If you consider his breakout, dominating performance in this year's NBA summer league, this season will be one to watch for Woodrow Wilson alumni Anthony Randolph. Playing against rookies, sophomores and journeymen, he was easily the best player on the court, averaging 26 points and 8.5 rebounds a game and turning in one epic performance in which he went for 42 points along with three blocks and four steals. The scary thing is that he still has room to grow—he's added an inch of height and some 20 pounds to his frame since he was drafted out of LSU in 2008. Even scarier, he plays for the Golden State Warriors, which means he has access to Don Nelson's evil laboratory. Granted, he's got a long way to go to prove himself against the Dirks and Duncans of the league, but we're certainly not betting against him.

Judging by his performance this summer as a fill-in host when The Ticket starters took vacation time, Mike Bacsik's broadcasting has much more promise than his baseball career. The Dallas native's 13 years as a pro—mostly spent in the minors—would've been completely forgettable if not for a meaty fastball thrown to Barry Bonds on August 7, 2007, which Bonds hammered for his record-breaking 756th career home run. But after a humble start as a BaD Radio intern during the off-season, it doesn't sound like he'll be sent back down to the radio minors anytime soon. He proved capable enough to take over as producer of Norm Hitzges' weekday morning show and, naturally, as co-host of the Rangers' post-game show. Along with having baseball smarts, he's an informed basketball fan. Most important, he's got a sense of humor and doesn't flounder or clam up when talking about something other than sports—rare abilities among ex-jock broadcasters.
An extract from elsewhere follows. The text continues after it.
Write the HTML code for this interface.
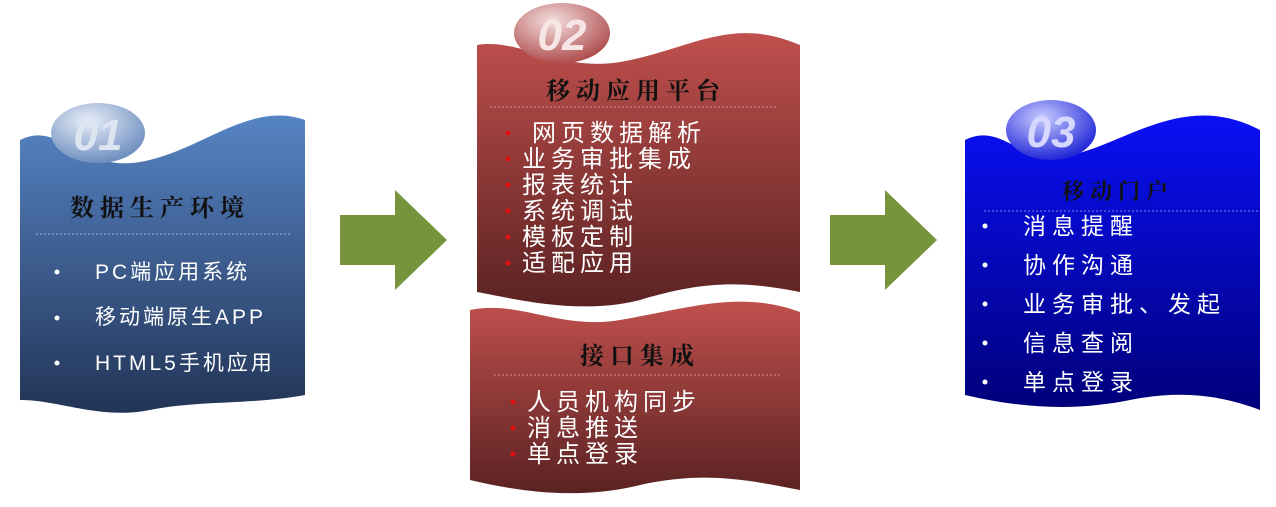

T.O. = gone. Released in March. Stop for a second. Breathe it in. Relax. Nice, huh? Never in sports has there been a more talented troublemaker than Terrell Owens. That he's a former Dallas Cowboy is good news. Great news. The Cowboys will have to replace his 60 receiving yards a game, sure, but at what price? No more leaders being late for meetings. Falling asleep in meetings. Screaming at teammates. Yelling for the ball. Dividing the locker room. With T.O.'s departure, the Cowboys are a less talented but better team. Next season you won't—at least you better not—watch a game in which one receiver gets 17 passes thrown his way while Felix Jones gets nary a touch. Whether he was vilified or validated, Owens was more trouble than he was worth. R.I.P, sculpted scapegoat.